When four out of five able people with disabilities aren’t working, that doesn’t sound good. We should all be grateful that we have an Asst. Secretary of Labor like Kathleen Martinez, a disabled person in a very high position, doing everything she can to improve those numbers, but in an economy and social environment like this, her task is clearly yeoman.
What discourages me the most about all of this is the growing collective cold shoulder toward improving the lot of anyone who is the least bit marginalized, a group growing daily, from the working poor, the elderly, and children to public employees. What gets cut first in every state budget debate in America? Social programs.
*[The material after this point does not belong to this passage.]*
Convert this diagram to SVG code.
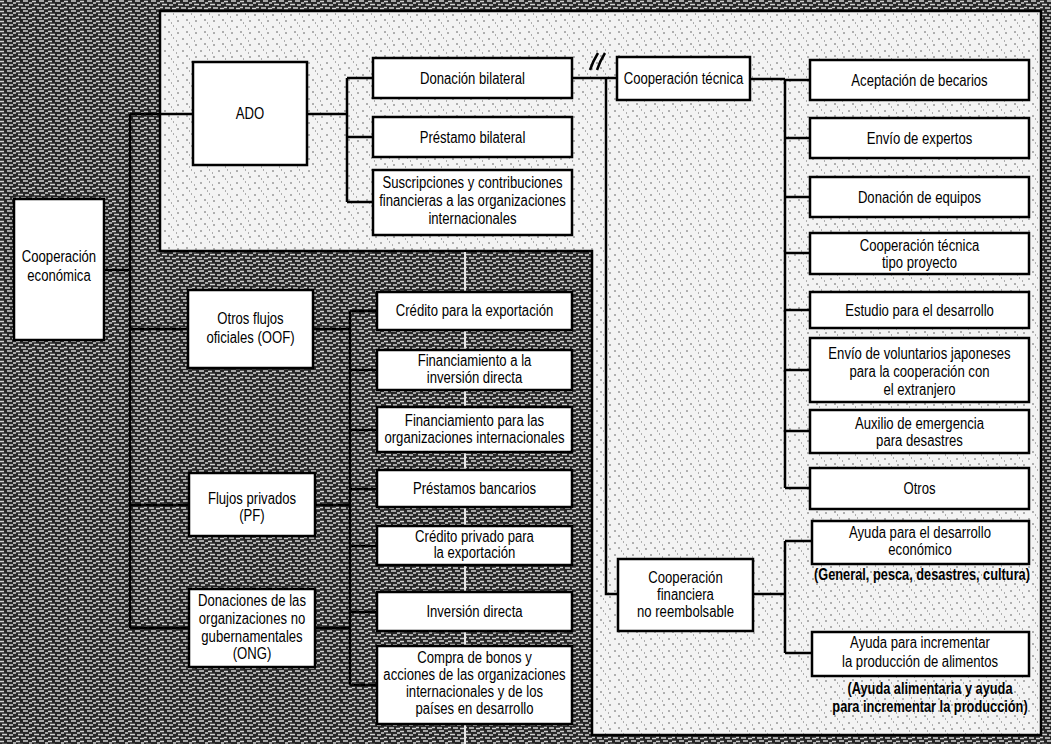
<svg xmlns="http://www.w3.org/2000/svg" width="1051" height="744" viewBox="0 0 1051 744">
<defs>
<pattern id="darkTex" width="16" height="10" patternUnits="userSpaceOnUse">
<rect width="16" height="10" fill="#262626"/>
<path d="M0 1.5h4M7 1h5M13 3h3M2 4.5h5M9 5h4M0 7.5h3M5 8h5M12 8.5h4" stroke="#d0d0d0" stroke-width="1.4"/>
</pattern>
<pattern id="lightTex" width="18" height="12" patternUnits="userSpaceOnUse">
<rect width="18" height="12" fill="#f3f3f3"/>
<path d="M2 3h2M11 2h1M6 8h2M15 9h2M9 11h1M14 5h1" stroke="#6a6a6a" stroke-width="1"/>
</pattern>
<style>
.box{fill:#fff;stroke:#000;stroke-width:2.5}
.t{font-family:"Liberation Sans",Arial,sans-serif;font-size:16px;fill:#000;text-anchor:middle}
.cap{font-family:"Liberation Sans",Arial,sans-serif;font-size:16px;font-weight:bold;fill:#000;text-anchor:middle}
.ln{stroke:#000;stroke-width:2.5;fill:none}
</style>
</defs>

<g id="background">
<rect x="0" y="0" width="1051" height="744" fill="url(#darkTex)"/>
<path d="M160 11H1041V735H592V251H160Z" fill="url(#lightTex)" stroke="#000" stroke-width="2.5"/>
<line x1="465" y1="252" x2="465" y2="744" stroke="#e8e8e8" stroke-width="2"/>
</g>

<g id="connectors">
<path class="ln" d="M104 270H130M130 114V628M130 114H193M130 329H188M130 505H189M130 628H189"/>
<path class="ln" d="M307 114H347M347 78V202M347 78H373M347 137H373M347 202H373"/>
<path class="ln" d="M572 78H617M606 78V594H618"/>
<path class="ln" d="M590 70q3-9 8-17M597 70q3-9 8-17" stroke-width="1.6"/>
<path class="ln" d="M750 79H785M785 79V488M785 80H810M785 138H810M785 197H810M785 253H810M785 310H810M785 370H810M785 431H810M785 488H810"/>
<path class="ln" d="M753 594H785M785 541V653M785 541H812M785 653H812"/>
<path class="ln" d="M313 329H350M315 505H350M315 628H350M350 311V685M350 311H377M350 370H377M350 430H377M350 489H377M350 546H377M350 612H377M350 685H377"/>
</g>

<g id="n-econ"><rect class="box" x="14" y="199" width="90" height="141"/>
<g transform="matrix(0.82 0 0 1 10.62 0)"><text class="t" x="59" y="262">Cooperación</text><text class="t" x="59" y="281">económica</text></g></g>

<g id="n-ado"><rect class="box" x="193" y="62" width="114" height="103"/>
<g transform="matrix(0.82 0 0 1 45 0)"><text class="t" x="250" y="119">ADO</text></g></g>

<g id="n-don-bil"><rect class="box" x="373" y="58" width="199" height="40"/>
<g transform="matrix(0.82 0 0 1 85.05 0)"><text class="t" x="472.5" y="84">Donación bilateral</text></g></g>

<g id="n-pres-bil"><rect class="box" x="373" y="117" width="199" height="40"/>
<g transform="matrix(0.82 0 0 1 85.05 0)"><text class="t" x="472.5" y="143">Préstamo bilateral</text></g></g>

<g id="n-susc"><rect class="box" x="373" y="170" width="199" height="65"/>
<g transform="matrix(0.82 0 0 1 85.05 0)"><text class="t" x="472.5" y="188">Suscripciones y contribuciones</text><text class="t" x="472.5" y="206">financieras a las organizaciones</text><text class="t" x="472.5" y="224">internacionales</text></g></g>

<g id="n-coop-tec"><rect class="box" x="617" y="57" width="133" height="43"/>
<g transform="matrix(0.82 0 0 1 123.03 0)"><text class="t" x="683.5" y="84">Cooperación técnica</text></g></g>

<g id="n-becarios"><rect class="box" x="810" y="60" width="219" height="40"/>
<g transform="matrix(0.82 0 0 1 165.51 0)"><text class="t" x="919.5" y="86">Aceptación de becarios</text></g></g>

<g id="n-expertos"><rect class="box" x="810" y="118" width="219" height="40"/>
<g transform="matrix(0.82 0 0 1 165.51 0)"><text class="t" x="919.5" y="144">Envío de expertos</text></g></g>

<g id="n-equipos"><rect class="box" x="810" y="177" width="219" height="40"/>
<g transform="matrix(0.82 0 0 1 165.51 0)"><text class="t" x="919.5" y="203">Donación de equipos</text></g></g>

<g id="n-proyecto"><rect class="box" x="810" y="233" width="219" height="41"/>
<g transform="matrix(0.82 0 0 1 165.51 0)"><text class="t" x="919.5" y="251">Cooperación técnica</text><text class="t" x="919.5" y="268">tipo proyecto</text></g></g>

<g id="n-estudio"><rect class="box" x="810" y="292" width="219" height="36"/>
<g transform="matrix(0.82 0 0 1 165.51 0)"><text class="t" x="919.5" y="316">Estudio para el desarrollo</text></g></g>

<g id="n-voluntarios"><rect class="box" x="810" y="338" width="219" height="64"/>
<g transform="matrix(0.82 0 0 1 165.51 0)"><text class="t" x="919.5" y="359">Envío de voluntarios japoneses</text><text class="t" x="919.5" y="377">para la cooperación con</text><text class="t" x="919.5" y="395">el extranjero</text></g></g>

<g id="n-auxilio"><rect class="box" x="810" y="410" width="219" height="43"/>
<g transform="matrix(0.82 0 0 1 165.51 0)"><text class="t" x="919.5" y="429">Auxilio de emergencia</text><text class="t" x="919.5" y="446">para desastres</text></g></g>

<g id="n-otros"><rect class="box" x="810" y="468" width="219" height="41"/>
<g transform="matrix(0.82 0 0 1 165.51 0)"><text class="t" x="919.5" y="494">Otros</text></g></g>

<g id="n-ayuda-des"><rect class="box" x="812" y="521" width="217" height="43"/>
<g transform="matrix(0.82 0 0 1 165.6 0)"><text class="t" x="920" y="538">Ayuda para el desarrollo</text><text class="t" x="920" y="555">económico</text></g>
<g transform="matrix(0.8 0 0 1 184.4 0)"><text class="cap" x="922" y="580">(General, pesca, desastres, cultura)</text></g></g>

<g id="n-ayuda-alim"><rect class="box" x="812" y="632" width="217" height="44"/>
<g transform="matrix(0.82 0 0 1 165.6 0)"><text class="t" x="920" y="648">Ayuda para incrementar</text><text class="t" x="920" y="667">la producción de alimentos</text></g>
<g transform="matrix(0.8 0 0 1 186 0)"><text class="cap" x="930" y="694">(Ayuda alimentaria y ayuda</text><text class="cap" x="930" y="712">para incrementar la producción)</text></g></g>

<g id="n-coop-fin"><rect class="box" x="618" y="559" width="135" height="72"/>
<g transform="matrix(0.82 0 0 1 123.39 0)"><text class="t" x="685.5" y="583">Cooperación</text><text class="t" x="685.5" y="600">financiera</text><text class="t" x="685.5" y="617">no reembolsable</text></g></g>

<g id="n-oof"><rect class="box" x="188" y="290" width="125" height="78"/>
<g transform="matrix(0.82 0 0 1 45.09 0)"><text class="t" x="250.5" y="324">Otros flujos</text><text class="t" x="250.5" y="343">oficiales (OOF)</text></g></g>

<g id="n-pf"><rect class="box" x="189" y="473" width="126" height="63"/>
<g transform="matrix(0.82 0 0 1 45.36 0)"><text class="t" x="252" y="504">Flujos privados</text><text class="t" x="252" y="521">(PF)</text></g></g>

<g id="n-ong"><rect class="box" x="189" y="589" width="126" height="78"/>
<g transform="matrix(0.82 0 0 1 45.36 0)"><text class="t" x="252" y="606">Donaciones de las</text><text class="t" x="252" y="624">organizaciones no</text><text class="t" x="252" y="642">gubernamentales</text><text class="t" x="252" y="659">(ONG)</text></g></g>

<g id="n-cred-exp"><rect class="box" x="377" y="292" width="195" height="38"/>
<g transform="matrix(0.82 0 0 1 85.41 0)"><text class="t" x="474.5" y="316">Crédito para la exportación</text></g></g>

<g id="n-fin-inv"><rect class="box" x="377" y="350" width="195" height="40"/>
<g transform="matrix(0.82 0 0 1 85.41 0)"><text class="t" x="474.5" y="366">Financiamiento a la</text><text class="t" x="474.5" y="383">inversión directa</text></g></g>

<g id="n-fin-org"><rect class="box" x="377" y="407" width="195" height="45"/>
<g transform="matrix(0.82 0 0 1 85.41 0)"><text class="t" x="474.5" y="426">Financiamiento para las</text><text class="t" x="474.5" y="443">organizaciones internacionales</text></g></g>

<g id="n-prest-banc"><rect class="box" x="377" y="470" width="195" height="37"/>
<g transform="matrix(0.82 0 0 1 85.41 0)"><text class="t" x="474.5" y="494">Préstamos bancarios</text></g></g>

<g id="n-cred-priv"><rect class="box" x="377" y="526" width="195" height="39"/>
<g transform="matrix(0.82 0 0 1 85.41 0)"><text class="t" x="474.5" y="542">Crédito privado para</text><text class="t" x="474.5" y="558">la exportación</text></g></g>

<g id="n-inv-dir"><rect class="box" x="377" y="592" width="195" height="39"/>
<g transform="matrix(0.82 0 0 1 85.41 0)"><text class="t" x="474.5" y="617">Inversión directa</text></g></g>

<g id="n-bonos"><rect class="box" x="377" y="646" width="195" height="78"/>
<g transform="matrix(0.82 0 0 1 85.41 0)"><text class="t" x="474.5" y="663">Compra de bonos y</text><text class="t" x="474.5" y="680">acciones de las organizaciones</text><text class="t" x="474.5" y="697">internacionales y de los</text><text class="t" x="474.5" y="714">países en desarrollo</text></g></g>
</svg>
When school teachers in Wisconsin have to fight to keep their heads above water, what chance does an unemployed person in a wheelchair have to find an opening? If this general anti-government, anti-humanitarian, fend-for-yourself political wave grows into a tsunami, it could seriously stall progress for the people with disabilities along with everyone else who doesn’t own shares of Goldman Sachs.
Of course the only course of action is to move forward, or to quote the famous British war slogan, “Keep calm and carry on.” There will be change but a) it’s not inevitable and b) it won’t happen in a straight upward line. Let’s not kid ourselves – this is a big damn task. But if we keep at it, and that means you and me and you and you, when I wake up in thirty years, I’ll be able to say to a young person in a chair, “Young lady, you have no idea what it used to be like,” and she’ll say, “Yeah, Pops,” and go back to playing holographic miniature golf.